Rede von
Karl
Lamers
- Parteizugehörigkeit zum Zeitpunkt der Rede:
(CDU/CSU)
- Letzte offizielle eingetragene Parteizugehörigkeit: (CDU)
Diese Gefahren, Herr Kollege Scheer, sieht jedermann. Sie wissen, daß es Anstrengungen gibt — gottlob auch solche von Ost und West gemeinsam —, sie zu bannen. Sie sind aber mit der Frage etwa der Entfernung von atomaren Waffen in der Bundesrepublik Deutschland überhaupt nicht gelöst. Ich bitte Sie zu bemerken, daß ich gesagt habe: Für die absehbare Zeit muß die nukleare Abschrekkung eine Rolle spielen. Über die mehr philosophische Frage, ob und wann die atomare Abschreckung zu überwinden ist, ob die atomaren Waffen überhaupt jemals verschwinden werden — was wiederum noch eine andere Frage ist — , darüber zu diskutieren, haben wir hier leider keine Zeit.
Ich möchte ein drittes sagen. Weil das so ist, wie ich gesagt habe, müssen wir unsere nationalen Hoffnungen so definieren, daß sie nicht auf den Widerstand der anderen Europäer stoßen, sondern daß sie ihre Unterstützung finden. Das heißt, wir müssen sie so definieren, wie der Bundeskanzler das immer getan hat und tut.
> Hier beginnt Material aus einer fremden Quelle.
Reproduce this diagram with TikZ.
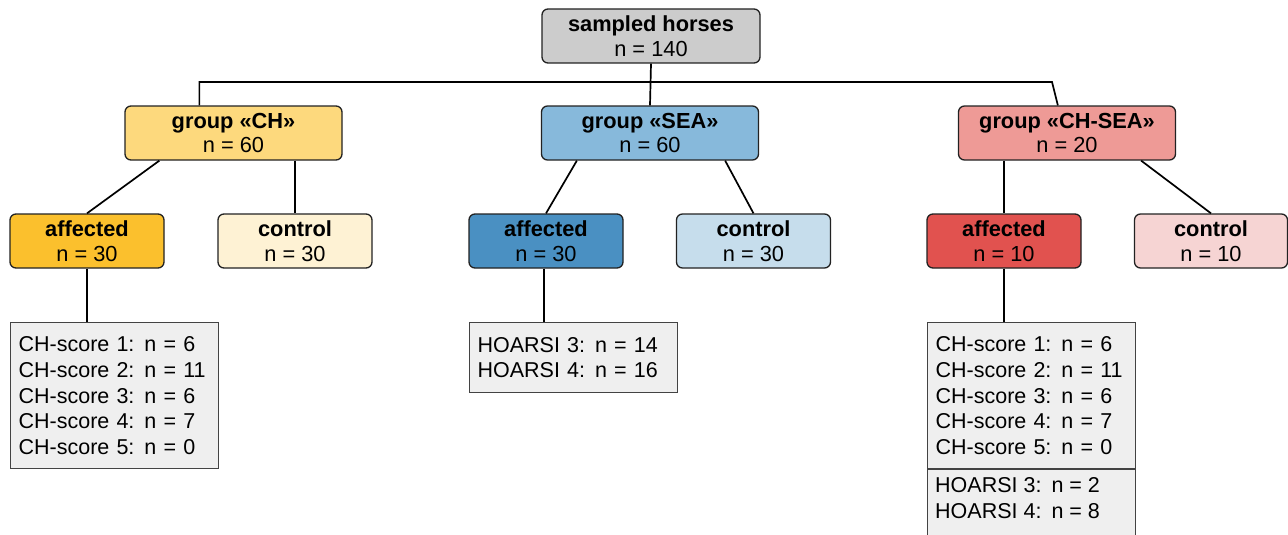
\documentclass[tikz,border=0pt]{standalone}
\usepackage{fontspec}
\setmainfont{Liberation Sans}
\definecolor{cgray}{HTML}{CCCCCC}
\definecolor{cchg}{HTML}{FDD97D}
\definecolor{ccha}{HTML}{FBC02D}
\definecolor{cchc}{HTML}{FEF2D4}
\definecolor{cseag}{HTML}{87B9DB}
\definecolor{cseaa}{HTML}{4A90C2}
\definecolor{cseac}{HTML}{C6DDEC}
\definecolor{cbothg}{HTML}{EE9A96}
\definecolor{cbotha}{HTML}{E1524F}
\definecolor{cbothc}{HTML}{F6D4D3}
\definecolor{clist}{HTML}{EFEFEF}
\definecolor{cedge}{HTML}{222222}
\newcommand{\gp}{\hspace{10pt}}
\begin{document}
\begin{tikzpicture}[x=1pt,y=-1pt,
  hbox/.style={draw=cedge, line width=1.3pt, rounded corners=6pt, minimum height=54pt,
    inner sep=0pt, align=center, font=\fontsize{21.8}{24.5}\selectfont},
  wide/.style={hbox, minimum width=217pt},
  narrow/.style={hbox, minimum width=154pt},
  listbox/.style={draw=cedge!85, line width=1.2pt, fill=clist, anchor=north west,
    inner xsep=8pt, inner ysep=0pt, text width=192pt, align=left,
    font=\fontsize{21.5}{25.8}\selectfont},
  conn/.style={draw=black, line width=1.7pt}
]
\useasboundingbox (0,0) rectangle (1288,535);
\clip (0,0) rectangle (1288,535);

% root
\node[hbox, minimum width=218pt, fill=cgray] (root) at (651,36) {\textbf{sampled horses}\\n = 140};

% groups
\node[wide, fill=cchg] (gch) at (233.5,133) {\textbf{group «CH»}\\n = 60};
\node[wide, fill=cseag] (gsea) at (650,133) {\textbf{group «SEA»}\\n = 60};
\node[wide, fill=cbothg] (gboth) at (1067,133) {\textbf{group «CH-SEA»}\\n = 20};

% affected / control
\node[narrow, fill=ccha] (ach) at (87,241) {\textbf{affected}\\n = 30};
\node[narrow, fill=cchc] (cch) at (295,241) {\textbf{control}\\n = 30};
\node[narrow, fill=cseaa] (asea) at (546,241) {\textbf{affected}\\n = 30};
\node[narrow, fill=cseac] (csea) at (753.5,241) {\textbf{control}\\n = 30};
\node[narrow, fill=cbotha] (aboth) at (1004,241) {\textbf{affected}\\n = 10};
\node[hbox, minimum width=153pt, fill=cbothc] (cboth) at (1211,241) {\textbf{control}\\n = 10};

% lists
\node[listbox, minimum height=146pt] (lch) at (10,322)
  {CH-score 1:\gp n = 6\\CH-score 2:\gp n = 11\\CH-score 3:\gp n = 6\\CH-score 4:\gp n = 7\\CH-score 5:\gp n = 0};
\node[listbox, minimum height=70pt] (lsea) at (469,322)
  {HOARSI 3:\gp n = 14\\HOARSI 4:\gp n = 16};
\node[listbox, minimum height=146pt] (lboth) at (927,322)
  {CH-score 1:\gp n = 6\\CH-score 2:\gp n = 11\\CH-score 3:\gp n = 6\\CH-score 4:\gp n = 7\\CH-score 5:\gp n = 0};
\node[listbox, minimum height=100pt, anchor=north west] (lboth2) at (lboth.south west) {};
\node[anchor=north west, inner xsep=8pt, inner ysep=8pt, align=left,
  font=\fontsize{21.5}{25.8}\selectfont] (lboth2t) at (lboth2.north west)
  {HOARSI 3:\gp n = 2\\HOARSI 4:\gp n = 8};

% connectors
\coordinate (jr) at (1052,82);
\draw[conn] (root.south) -- (gsea.north);
\draw[conn] ([xshift=75pt]gch.north west) |- (jr) -- ([xshift=100pt]gboth.north west);

\draw[conn] ([xshift=35pt]gch.south west) -- (ach.north);
\draw[conn] (cch.north |- gch.south) -- (cch.north);
\draw[conn] ([xshift=36pt]gsea.south west) -- (asea.north);
\draw[conn] ([xshift=-34pt]gsea.south east) -- (csea.north);
\draw[conn] (aboth.north |- gboth.south) -- (aboth.north);
\draw[conn] ([xshift=-35pt]gboth.south east) -- (cboth.north);

\draw[conn] (ach.south) -- (ach.south |- lch.north);
\draw[conn] ([xshift=-2pt]asea.south) -- ([xshift=-2pt]asea.south |- lsea.north);
\draw[conn] (aboth.south) -- (aboth.south |- lboth.north);
\end{tikzpicture}
\end{document}
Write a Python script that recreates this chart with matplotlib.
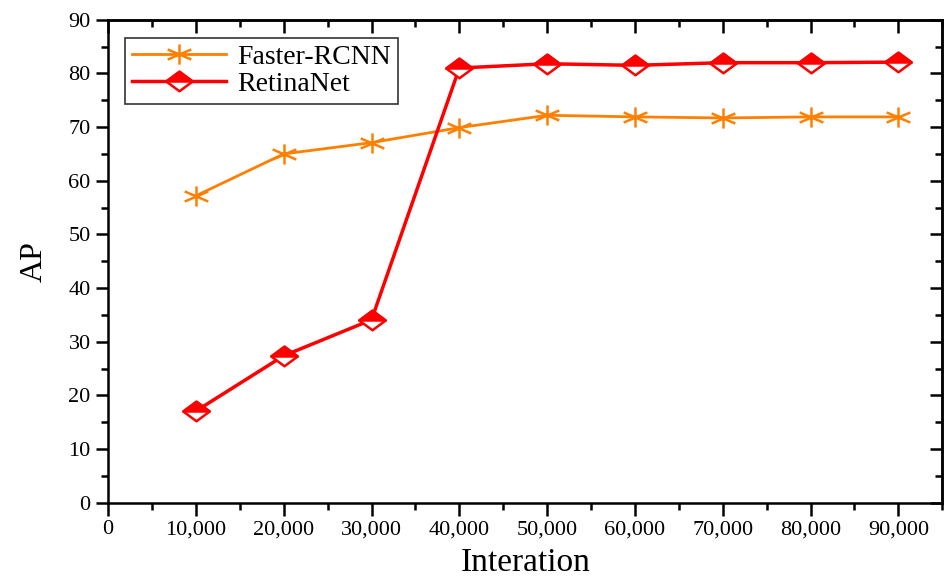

Viertens, meine Freunde, müssen wir uns vor allem in ruhiger Selbstgewißheit unserer eigenen Stärke bewußt sein. Sie beruht einmal auf unserer Lage, die natürlich exponiert und daher gefährdet ist und besondere Abhängigkeiten einschließt. Aber das ist doch nichts anderes als die Kehrseite der Tatsache, daß nichts in Europa, weder im Westen noch im Osten noch in Gesamteuropa gewissermaßen um uns herum, ohne uns geschehen kann. Weder kann es ein freies starkes Westeuropa ohne die Bundesrepublik geben noch eine gesamteuropäische Lösung ohne eine Lösung der deutschen Frage.
Weiter beruht unsere Stärke auf unserer Wirtschaft. Dazu brauche ich heute nichts zu sagen.
Schließlich beruht sie aber doch auch und nicht zum letzten auf der Bundeswehr. Deswegen ist es mit den Interessen unseres Landes unvereinbar, wenn sie von manchen wie ein Übel, von anderen wie ein unvermeidliches, aber dennoch wie ein Übel behandelt wird, das man so schnell wie möglich und gleich wie loswerden will. Das hat diese Bundeswehr nicht nur nicht verdient, das liegt auch nicht im Interesse unseres Landes.
Es liegt im Interesse unseres Landes, mit diesem Pfund zu wuchern, bei den Abrüstungsverhandlungen so gut wie bei der Entwicklung neuer militärischer Strukturen in Europa, welche die notwendige Voraussetzung sind, um auch die Abrüstung zu einem schlußendlichen Erfolg zu führen.
Ich danke für Ihre geneigte Aufmerksamkeit.